Giovanni Antonio and Vincenzo Stampa, Rome, active in Rome 1550-1580
French private collection, Paris, acquired in the 1970s
acquired by the present owner from the above

Literature

RECORDED
Raccolta Stampa, 1573, Nota delle teste colossi, no. 14: "Due teste colosse una di Annibale et l’altra di Asdrubale con il turbante in testa che fanno pariglia insieme – 20." (Documenti inediti per servire alla storia dei Musei d’Italia, vol. 2, 1879, p. 166)
drawing with note by Alfonso Chacón (Ciacconius), circa 1570–80, in Pesaro, Bibl. Oliveriana, Ms. 59, fol. 57: "Hasdrubalis ducis Africani strenuissimi Hannibalis fratris effigies ex antiqua marmorea statua exstante apud Ioanem Antonium et Vincentium Stampam cives Romanos antiquitatis studiosos" (Beatrice Palma Venetucci, ed., Pirro Ligorio e le erme di Roma, Rome, 1998, p. 16, fig. 8).

PUBLISHED
Ulisse Aldroandi, "Delle statue antiche, che per tutta Roma, in diversi luoghi, & case si veggono," in: Lucio Mauro, Le antichità de la città di Roma, Venice, 1556, p. 172 ("[In casa di Maestro Vicenzo Stampa] E poi una testa col busto di un Re prigione, che ha un certo capuccio in testa")
Lucilla de Lachenal, Fortuna dei prigionieri Daci a Roma (Xenia Quaderni, vol. 8), Rome, 1987, p. 42

Catalogue Note

The present head of "Asdrubale" and its apparently lost companion head of "Annibale" (Ciacconius, Pesaro, fol. 55: Palma Venetucci, op. cit., p. 216, fig. 225) were part of a collection of 291 objects offered by the Stampa brothers to Alfonso II d’Este, Duke of Ferrara, in 1573.

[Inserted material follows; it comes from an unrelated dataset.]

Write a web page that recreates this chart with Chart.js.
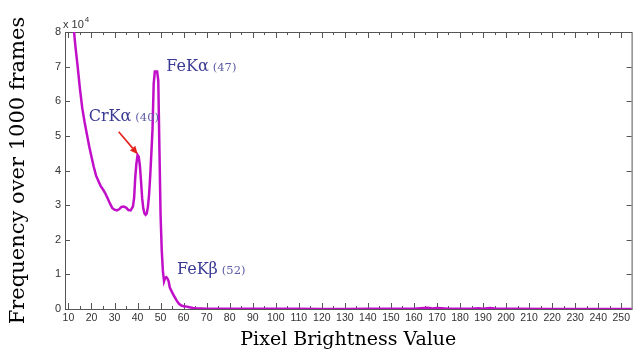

"Leading antiquarians and dealers in Rome from the late 1540s until the early 1580s, the Stampa brothers worked both jointly and individually. [...] The Stampa brothers were major suppliers to some of the leading collectors, including Pope Julius III, Cardinal Ippolito II d’Este, Fulvio Orsini, Duke Guglielmo Gonzaga, and Cesare Gonzaga. In recommending Giovanni Antonio to the Duke of Mantua on 4 October 1572, Garimberto identified Giovanni Antonio as the man who had 'trovò la maggior parte delle cose più rare ch’abbia il Signor Cesare in questo genere, et altri signori et principi dentro e fuor d’Italia'" (C. Brown, Our Accustomed Discourse on the Antique, 1993, p. 233).